CT bertemu dengan Wes di Mamit, desa yang terletak di wilayah pegunungan setinggi lebih dari 1.300 meter, desa yang merupakan tujuan pilot Joyce dalam penerbangan yang merenggut nyawanya. Wes mengajar di sana, di sebuah Sekolah Alkitab untuk orang-orang suku Lani, suku terbesar di Papua yang jumlah penduduknya mencapai 250.000 orang. Ia juga menolong para misionaris lain menyelesaikan terjemahan seluruh Alkitab dalam bahasa Lani. Terjemahan itu selesai dalam waktu 25 tahun.
Wes dan saudara perempuannya, Joy, pada perayaan 50 tahun meninggalnya ayah mereka, datang ke lokasi sang ayah meninggal sebagai martir. Di tempat itu, menggunakan tanah liat, para pemimpin Yali telah menuliskan perkataan Yesus kepada murid-murid-Nya dalam Kisah Para Rasul 1:8, “Kamu akan menjadi saksi-Ku … sampai ke ujung bumi.”
Itulah salah satu dari beberapa memorial di Papua untuk mengenang para misionaris yang kehilangan nyawa mereka demi memberi kehidupan bagi orang lain. Upacara pemakaman Joyce ditayangkan di kanal YouTube berhubung keluarganya tidak bisa datang ke Papua karena pembatasan akses di masa pandemi. Sorotan kamera menunjukkan peti mati yang tutupnya dihiasi bunga-bunga berwarna biru dan putih sementara musik dimainkan dan komentar berdatangan dari berbagai belahan dunia. Salah satu komentar itu berbunyi, “Turut berdukacita, apa yang ditaburkan di bumi akan menjadi berkat bagi banyak orang.”

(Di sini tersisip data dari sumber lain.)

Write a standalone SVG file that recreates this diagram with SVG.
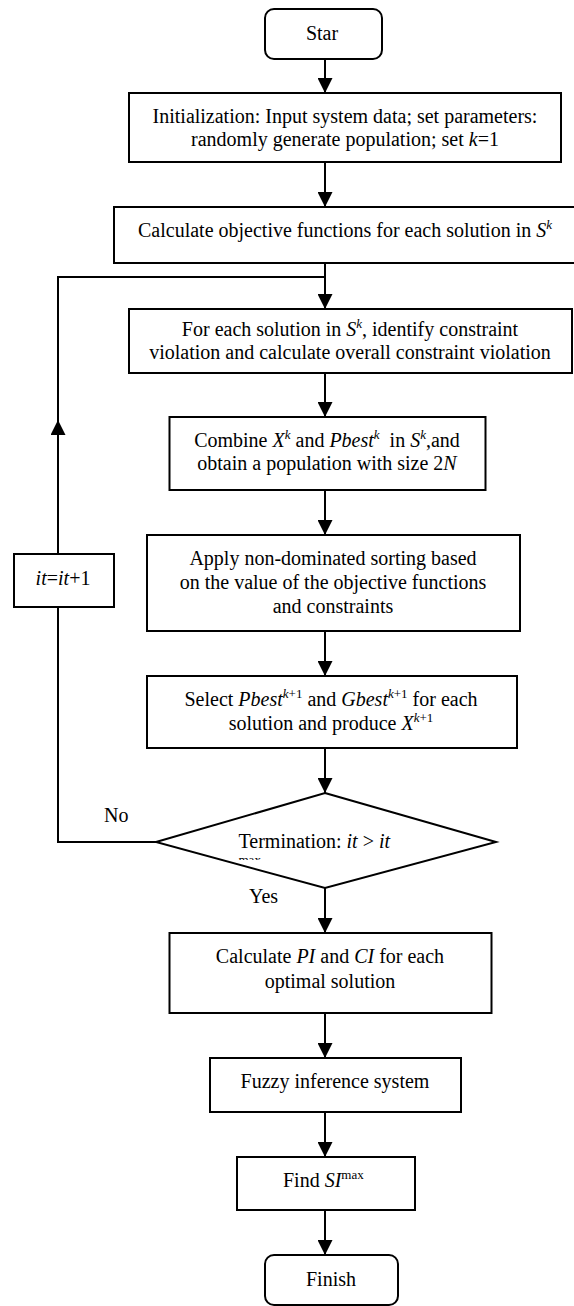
<svg xmlns="http://www.w3.org/2000/svg" width="574" height="1306" viewBox="0 0 574 1306">
<style>
.box{fill:#fff;stroke:#000;stroke-width:2}
.ln{fill:none;stroke:#000;stroke-width:2}
text{font-family:"Liberation Serif","Times New Roman",serif;font-size:20px;fill:#000}
.c{text-anchor:middle}
.i{font-style:italic}
.sup{font-size:13px}
</style>
<defs>
<marker id="ah" viewBox="0 0 15 15" markerWidth="15" markerHeight="15" refX="15" refY="7.5" orient="auto" markerUnits="userSpaceOnUse">
<path d="M0,0 L15,7.5 L0,15 z" fill="#000"/>
</marker>
<clipPath id="cutmax"><rect x="200" y="850" width="200" height="10"/></clipPath>
</defs>
<rect width="574" height="1306" fill="#fff"/>
<g id="connectors">
<line class="ln" x1="325" y1="59" x2="325" y2="93" marker-end="url(#ah)"/>
<line class="ln" x1="325" y1="162" x2="325" y2="207" marker-end="url(#ah)"/>
<line class="ln" x1="325" y1="263" x2="325" y2="309" marker-end="url(#ah)"/>
<line class="ln" x1="325" y1="373" x2="325" y2="417" marker-end="url(#ah)"/>
<line class="ln" x1="325" y1="490" x2="325" y2="535" marker-end="url(#ah)"/>
<line class="ln" x1="325" y1="631" x2="325" y2="676" marker-end="url(#ah)"/>
<line class="ln" x1="325" y1="748" x2="325" y2="793" marker-end="url(#ah)"/>
<line class="ln" x1="325" y1="888" x2="325" y2="933" marker-end="url(#ah)"/>
<line class="ln" x1="325" y1="1013" x2="325" y2="1058" marker-end="url(#ah)"/>
<line class="ln" x1="325" y1="1112" x2="325" y2="1157" marker-end="url(#ah)"/>
<line class="ln" x1="325" y1="1210" x2="325" y2="1255" marker-end="url(#ah)"/>
<polyline class="ln" points="156,842 58,842 58,607"/>
<line class="ln" x1="58" y1="554" x2="58" y2="420" marker-end="url(#ah)"/>
<polyline class="ln" points="58,421 58,277 325,277"/>
<text x="104" y="822">No</text>
<text x="249" y="903">Yes</text>
</g>
<g id="start">
<rect class="box" x="265" y="9" width="117" height="50" rx="9"/>
<text class="c" x="322" y="40">Star</text>
</g>
<g id="init">
<rect class="box" x="129" y="93" width="432" height="69"/>
<text class="c" x="345" y="123">Initialization: Input system data; set parameters:</text>
<text class="c" x="345" y="146">randomly generate population; set <tspan class="i">k</tspan>=1</text>
</g>
<g id="calcobj">
<rect class="box" x="114" y="207" width="470" height="56"/>
<text class="c" x="345" y="237">Calculate objective functions for each solution in <tspan class="i">S</tspan><tspan class="i sup" dy="-8">k</tspan></text>
</g>
<g id="constraint">
<rect class="box" x="129" y="309" width="443" height="64"/>
<text class="c" x="350" y="336">For each solution in <tspan class="i">S</tspan><tspan class="i sup" dy="-8">k</tspan><tspan dy="8">, identify constraint</tspan></text>
<text class="c" x="350" y="359">violation and calculate overall constraint violation</text>
</g>
<g id="combine">
<rect class="box" x="169.5" y="417" width="316" height="73"/>
<text class="c" x="327" y="447">Combine <tspan class="i">X</tspan><tspan class="i sup" dy="-8">k</tspan><tspan dy="8"> and </tspan><tspan class="i">Pbest</tspan><tspan class="i sup" dy="-8">k</tspan><tspan dy="8" xml:space="preserve">  in </tspan><tspan class="i">S</tspan><tspan class="i sup" dy="-8">k</tspan><tspan dy="8">,and</tspan></text>
<text class="c" x="327" y="470">obtain a population with size 2<tspan class="i">N</tspan></text>
</g>
<g id="sorting">
<rect class="box" x="147" y="535" width="373" height="96"/>
<text class="c" x="333" y="565">Apply non-dominated sorting based</text>
<text class="c" x="333" y="589">on the value of the objective functions</text>
<text class="c" x="333" y="613">and constraints</text>
</g>
<g id="increment">
<rect class="box" x="14" y="554" width="100" height="53"/>
<text class="c" x="63" y="585"><tspan class="i">it</tspan>=<tspan class="i">it</tspan>+1</text>
</g>
<g id="select">
<rect class="box" x="147" y="676" width="370" height="72"/>
<text class="c" x="331" y="706">Select <tspan class="i">Pbest</tspan><tspan class="sup" dy="-8"><tspan class="i">k</tspan>+1</tspan><tspan dy="8"> and </tspan><tspan class="i">Gbest</tspan><tspan class="sup" dy="-8"><tspan class="i">k</tspan>+1</tspan><tspan dy="8"> for each</tspan></text>
<text class="c" x="331" y="730">solution and produce <tspan class="i">X</tspan><tspan class="sup" dy="-8"><tspan class="i">k</tspan>+1</tspan></text>
</g>
<g id="termination">
<polygon class="box" points="325,793 496,842 325,888 156,842"/>
<text x="238.5" y="848">Termination: <tspan class="i">it</tspan> &gt; <tspan class="i">it</tspan></text>
<text class="sup" x="238.5" y="864" clip-path="url(#cutmax)">max</text>
</g>
<g id="calcpi">
<rect class="box" x="169.5" y="933" width="322" height="80"/>
<text class="c" x="330" y="963">Calculate <tspan class="i">PI</tspan> and <tspan class="i">CI</tspan> for each</text>
<text class="c" x="330" y="988">optimal solution</text>
</g>
<g id="fuzzy">
<rect class="box" x="210" y="1058" width="251" height="54"/>
<text class="c" x="335" y="1088">Fuzzy inference system</text>
</g>
<g id="findsi">
<rect class="box" x="237" y="1157" width="178" height="53"/>
<text x="283" y="1187">Find <tspan class="i">SI</tspan><tspan class="sup" dy="-8">max</tspan></text>
</g>
<g id="finish">
<rect class="box" x="265" y="1255" width="133" height="50" rx="9"/>
<text class="c" x="331" y="1286">Finish</text>
</g>
</svg>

Sebuah video penghormatan dibuat untuk Joyce dengan puisi berjudul “Cinta-Mu Mengutus” karya seorang pelaku wirausaha Indonesia yang pernah mengunjungi langsung pelayanan YPHP di lapangan. “Aku memang tak habis mengerti bagaimana para misionaris, pilot, guru, dokter yang melayani di pedalaman Papua ini bisa sampai ke sana dan bertahan di sana dalam semua kondisi yang tidak mudah, sungguh tidak mudah,” kata penulis puisi tersebut, mengenang kembali gelombang misionaris yang telah datang ke “negeri di atas awan” tersebut, mulai dari Dale 60 tahun silam sampai Joyce di tahun 2019.
Dari seluruh penjuru dan ujung bumi
Kau mengutus mereka, kekasih hati-Mu
Tidak peduli tantangan dan jarak ke sini
Di tempat yang tersembunyi, di tempat yang nun jauh
Di kegelapan sudut-sudut Papua
Kulihat sinar cinta-Mu terpancar terang …
Enampuluh? Limapuluh? Empat puluh? Tigapuluh tahun lalu.
Tak terbayangkanku bagaimana cinta-Mu membawa mereka.
Dua puluh? Sepuluh? Lima? Dua, bahkan setahun yang lalu.
Tak terbayangkanku bagaimana cinta-Mu membawa mereka.
Dalam salah satu surat terakhir kepada mereka yang mendukung pelayanannya, Joyce menulis, “Ada sebuah ayat terkenal yang suka dikutip orang Kristen dari Roma 8:28, yang berkata bahwa Allah turut bekerja dalam segala sesuatu untuk mendatangkan kebaikan bagi mereka yang terpanggil sesuai dengan rencana-Nya.” Joyce mengaku takjub menyaksikan “dalam banyak hal ayat ini benar-benar nyata terjadi” dalam panggilannya untuk melayani di Indonesia.
Tak lama setelah meninggalnya Joyce, terlihat sekumpulan mawar merah dan beberapa tulisan tangan menghiasi landas pacu di Mamit, tempat pesawat Joyce seharusnya mendarat hari itu. Pesawat-pesawat masih tetap berdatangan ke sana sampai hari ini, seperti yang tentunya diharapkan oleh Joyce.
Jeremy Weber adalah direktur CT Global.